▶ **EXERCISE REQUIREMENTS**: Without the images, write out the whole listing exactly.

▶ **STORED DATA**:

══════════

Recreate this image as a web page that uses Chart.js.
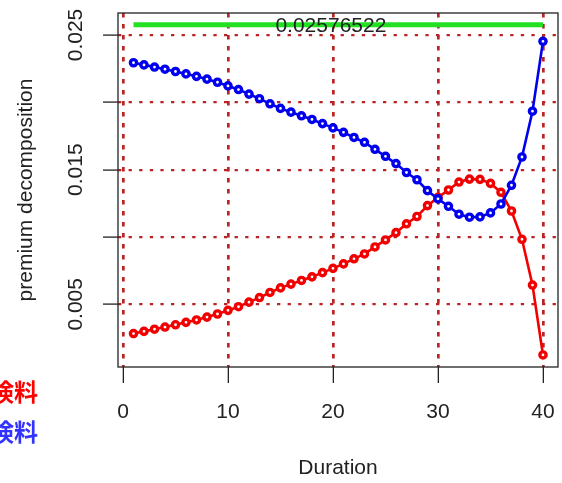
<!DOCTYPE html>
<html><head><meta charset="utf-8">
<script src="https://cdn.jsdelivr.net/npm/chart.js@4/dist/chart.umd.min.js"></script>
<style>html,body{margin:0;padding:0;background:#fff;overflow:hidden;}</style>
</head><body>
<canvas id="c" width="562" height="483"></canvas>
<script>
const durations = [1,2,3,4,5,6,7,8,9,10,11,12,13,14,15,16,17,18,19,20,21,22,23,24,25,26,27,28,29,30,31,32,33,34,35,36,37,38,39,40];
const riskPremium = [0.00283,0.00299,0.00315,0.00331,0.00348,0.00366,0.00384,0.00405,0.00428,0.00455,0.00482,0.00516,0.00550,0.00588,0.00622,0.00650,0.00677,0.00704,0.00735,0.00767,0.00800,0.00838,0.00874,0.00926,0.00978,0.01032,0.01098,0.01152,0.01233,0.01294,0.01349,0.01408,0.01430,0.01428,0.01398,0.01332,0.01193,0.00983,0.00643,0.00124];
const savingsPremium = [0.02294,0.02278,0.02262,0.02246,0.02229,0.02211,0.02193,0.02172,0.02149,0.02122,0.02095,0.02061,0.02027,0.01989,0.01955,0.01927,0.01900,0.01873,0.01842,0.01810,0.01777,0.01739,0.01703,0.01651,0.01599,0.01545,0.01479,0.01425,0.01344,0.01283,0.01228,0.01169,0.01147,0.01149,0.01179,0.01245,0.01384,0.01594,0.01934,0.02453];
const totalPremium = 0.02576522;
const totalSpan = [1, 40];
const totalLabel = '0.02576522';
const totalLabelX = 19.8;
const xTicks = [0, 10, 20, 30, 40];
const yTicks = [0.005, 0.010, 0.015, 0.020, 0.025];
const yTickLabels = ['0.005', '', '0.015', '', '0.025'];
const seriesLabels = ['危険保険料', '貯蓄保険料'];
const xTitle = 'Duration';
const yTitle = 'premium decomposition';

const FONT = "'Liberation Sans', Arial, sans-serif";
const RED = '#f20000';
const BLUE = '#0000ee';
const GRID = '#bb2424';

const overlay = {
  id: 'overlay',
  afterDraw(chart) {
    const ctx = chart.ctx, a = chart.chartArea;
    const xs = chart.scales.x, ys = chart.scales.y;
    ctx.save();
    ctx.strokeStyle = '#222';
    ctx.lineWidth = 1.3;
    ctx.setLineDash([]);
    ctx.strokeRect(a.left, a.top, a.right - a.left, a.bottom - a.top);
    ctx.fillStyle = '#222';
    ctx.font = '21px ' + FONT;
    ctx.textAlign = 'center';
    ctx.textBaseline = 'middle';
    ctx.fillText(totalLabel, xs.getPixelForValue(totalLabelX), ys.getPixelForValue(totalPremium) + 2);
    yTicks.forEach((v, i) => {
      if (!yTickLabels[i]) return;
      ctx.save();
      ctx.translate(76, ys.getPixelForValue(v));
      ctx.rotate(-Math.PI / 2);
      ctx.fillText(yTickLabels[i], 0, 0);
      ctx.restore();
    });
    ctx.save();
    ctx.translate(26, (a.top + a.bottom) / 2);
    ctx.rotate(-Math.PI / 2);
    ctx.fillText(yTitle, 0, 0);
    ctx.restore();
    ctx.fillText(xTitle, (a.left + a.right) / 2, 468);
    ctx.font = "bold 24px 'Noto Sans CJK JP', sans-serif";
    ctx.textAlign = 'right';
    ctx.fillStyle = '#ff0000';
    ctx.fillText(seriesLabels[0], 38, 392);
    ctx.fillStyle = '#3333ff';
    ctx.fillText(seriesLabels[1], 38, 432);
    ctx.restore();
  }
};

new Chart(document.getElementById('c'), {
  type: 'line',
  data: {
    datasets: [
      {
        label: 'total',
        data: totalSpan.map(d => ({x: d, y: totalPremium})),
        borderColor: '#22e022',
        borderWidth: 5,
        pointRadius: 0,
        order: 3
      },
      {
        label: seriesLabels[1],
        data: durations.map((d, i) => ({x: d, y: savingsPremium[i]})),
        borderColor: BLUE,
        borderWidth: 2.6,
        pointRadius: 3.1,
        pointBorderWidth: 3.4,
        pointBackgroundColor: '#fff',
        pointBorderColor: BLUE,
        tension: 0,
        order: 1
      },
      {
        label: seriesLabels[0],
        data: durations.map((d, i) => ({x: d, y: riskPremium[i]})),
        borderColor: RED,
        borderWidth: 2.6,
        pointRadius: 3.1,
        pointBorderWidth: 3.4,
        pointBackgroundColor: '#fff',
        pointBorderColor: RED,
        tension: 0,
        order: 2
      }
    ]
  },
  options: {
    responsive: false,
    animation: false,
    devicePixelRatio: 1,
    layout: {autoPadding: false, padding: {top: 13, right: 4, left: 0, bottom: 0}},
    plugins: {legend: {display: false}, tooltip: {enabled: false}},
    scales: {
      x: {
        type: 'linear',
        min: -0.476,
        max: 41.43,
        z: 1,
        afterBuildTicks: s => { s.ticks = xTicks.map(v => ({value: v})); },
        afterFit: s => { s.height = 116; s.paddingLeft = 0; s.paddingRight = 0; },
        ticks: {
          autoSkip: false, maxRotation: 0, minRotation: 0,
          font: {size: 21, family: FONT}, color: '#222', padding: 17,
          callback: v => String(v)
        },
        grid: {color: GRID, lineWidth: 2.7, tickLength: 16, tickColor: '#222', tickWidth: 1.3, tickBorderDash: []},
        border: {display: false, dash: [4.5, 6.5]}
      },
      y: {
        type: 'linear',
        min: 0.000344,
        max: 0.026634,
        z: 1,
        afterBuildTicks: s => { s.ticks = yTicks.map(v => ({value: v})); },
        afterFit: s => { s.width = 118; s.paddingTop = 0; s.paddingBottom = 0; },
        ticks: {display: false},
        grid: {color: GRID, lineWidth: 2.2, tickLength: 15, tickColor: '#222', tickWidth: 1.3, tickBorderDash: []},
        border: {display: false, dash: [3.3, 7.3]}
      }
    }
  },
  plugins: [overlay]
});
</script>
</body></html>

══════════

▶ **THE RESPONSE**:
Recreate this image as a web page that uses Chart.js.
<!DOCTYPE html>
<html><head><meta charset="utf-8">
<script src="https://cdn.jsdelivr.net/npm/chart.js@4/dist/chart.umd.min.js"></script>
<style>html,body{margin:0;padding:0;background:#fff;overflow:hidden;}</style>
</head><body>
<canvas id="c" width="562" height="483"></canvas>
<script>
const durations = [1,2,3,4,5,6,7,8,9,10,11,12,13,14,15,16,17,18,19,20,21,22,23,24,25,26,27,28,29,30,31,32,33,34,35,36,37,38,39,40];
const riskPremium = [0.00283,0.00299,0.00315,0.00331,0.00348,0.00366,0.00384,0.00405,0.00428,0.00455,0.00482,0.00516,0.00550,0.00588,0.00622,0.00650,0.00677,0.00704,0.00735,0.00767,0.00800,0.00838,0.00874,0.00926,0.00978,0.01032,0.01098,0.01152,0.01233,0.01294,0.01349,0.01408,0.01430,0.01428,0.01398,0.01332,0.01193,0.00983,0.00643,0.00124];
const savingsPremium = [0.02294,0.02278,0.02262,0.02246,0.02229,0.02211,0.02193,0.02172,0.02149,0.02122,0.02095,0.02061,0.02027,0.01989,0.01955,0.01927,0.01900,0.01873,0.01842,0.01810,0.01777,0.01739,0.01703,0.01651,0.01599,0.01545,0.01479,0.01425,0.01344,0.01283,0.01228,0.01169,0.01147,0.01149,0.01179,0.01245,0.01384,0.01594,0.01934,0.02453];
const totalPremium = 0.02576522;
const totalSpan = [1, 40];
const totalLabel = '0.02576522';
const totalLabelX = 19.8;
const xTicks = [0, 10, 20, 30, 40];
const yTicks = [0.005, 0.010, 0.015, 0.020, 0.025];
const yTickLabels = ['0.005', '', '0.015', '', '0.025'];
const seriesLabels = ['危険保険料', '貯蓄保険料'];
const xTitle = 'Duration';
const yTitle = 'premium decomposition';

const FONT = "'Liberation Sans', Arial, sans-serif";
const RED = '#f20000';
const BLUE = '#0000ee';
const GRID = '#bb2424';

const overlay = {
  id: 'overlay',
  afterDraw(chart) {
    const ctx = chart.ctx, a = chart.chartArea;
    const xs = chart.scales.x, ys = chart.scales.y;
    ctx.save();
    ctx.strokeStyle = '#222';
    ctx.lineWidth = 1.3;
    ctx.setLineDash([]);
    ctx.strokeRect(a.left, a.top, a.right - a.left, a.bottom - a.top);
    ctx.fillStyle = '#222';
    ctx.font = '21px ' + FONT;
    ctx.textAlign = 'center';
    ctx.textBaseline = 'middle';
    ctx.fillText(totalLabel, xs.getPixelForValue(totalLabelX), ys.getPixelForValue(totalPremium) + 2);
    yTicks.forEach((v, i) => {
      if (!yTickLabels[i]) return;
      ctx.save();
      ctx.translate(76, ys.getPixelForValue(v));
      ctx.rotate(-Math.PI / 2);
      ctx.fillText(yTickLabels[i], 0, 0);
      ctx.restore();
    });
    ctx.save();
    ctx.translate(26, (a.top + a.bottom) / 2);
    ctx.rotate(-Math.PI / 2);
    ctx.fillText(yTitle, 0, 0);
    ctx.restore();
    ctx.fillText(xTitle, (a.left + a.right) / 2, 468);
    ctx.font = "bold 24px 'Noto Sans CJK JP', sans-serif";
    ctx.textAlign = 'right';
    ctx.fillStyle = '#ff0000';
    ctx.fillText(seriesLabels[0], 38, 392);
    ctx.fillStyle = '#3333ff';
    ctx.fillText(seriesLabels[1], 38, 432);
    ctx.restore();
  }
};

new Chart(document.getElementById('c'), {
  type: 'line',
  data: {
    datasets: [
      {
        label: 'total',
        data: totalSpan.map(d => ({x: d, y: totalPremium})),
        borderColor: '#22e022',
        borderWidth: 5,
        pointRadius: 0,
        order: 3
      },
      {
        label: seriesLabels[1],
        data: durations.map((d, i) => ({x: d, y: savingsPremium[i]})),
        borderColor: BLUE,
        borderWidth: 2.6,
        pointRadius: 3.1,
        pointBorderWidth: 3.4,
        pointBackgroundColor: '#fff',
        pointBorderColor: BLUE,
        tension: 0,
        order: 1
      },
      {
        label: seriesLabels[0],
        data: durations.map((d, i) => ({x: d, y: riskPremium[i]})),
        borderColor: RED,
        borderWidth: 2.6,
        pointRadius: 3.1,
        pointBorderWidth: 3.4,
        pointBackgroundColor: '#fff',
        pointBorderColor: RED,
        tension: 0,
        order: 2
      }
    ]
  },
  options: {
    responsive: false,
    animation: false,
    devicePixelRatio: 1,
    layout: {autoPadding: false, padding: {top: 13, right: 4, left: 0, bottom: 0}},
    plugins: {legend: {display: false}, tooltip: {enabled: false}},
    scales: {
      x: {
        type: 'linear',
        min: -0.476,
        max: 41.43,
        z: 1,
        afterBuildTicks: s => { s.ticks = xTicks.map(v => ({value: v})); },
        afterFit: s => { s.height = 116; s.paddingLeft = 0; s.paddingRight = 0; },
        ticks: {
          autoSkip: false, maxRotation: 0, minRotation: 0,
          font: {size: 21, family: FONT}, color: '#222', padding: 17,
          callback: v => String(v)
        },
        grid: {color: GRID, lineWidth: 2.7, tickLength: 16, tickColor: '#222', tickWidth: 1.3, tickBorderDash: []},
        border: {display: false, dash: [4.5, 6.5]}
      },
      y: {
        type: 'linear',
        min: 0.000344,
        max: 0.026634,
        z: 1,
        afterBuildTicks: s => { s.ticks = yTicks.map(v => ({value: v})); },
        afterFit: s => { s.width = 118; s.paddingTop = 0; s.paddingBottom = 0; },
        ticks: {display: false},
        grid: {color: GRID, lineWidth: 2.2, tickLength: 15, tickColor: '#222', tickWidth: 1.3, tickBorderDash: []},
        border: {display: false, dash: [3.3, 7.3]}
      }
    }
  },
  plugins: [overlay]
});
</script>
</body></html>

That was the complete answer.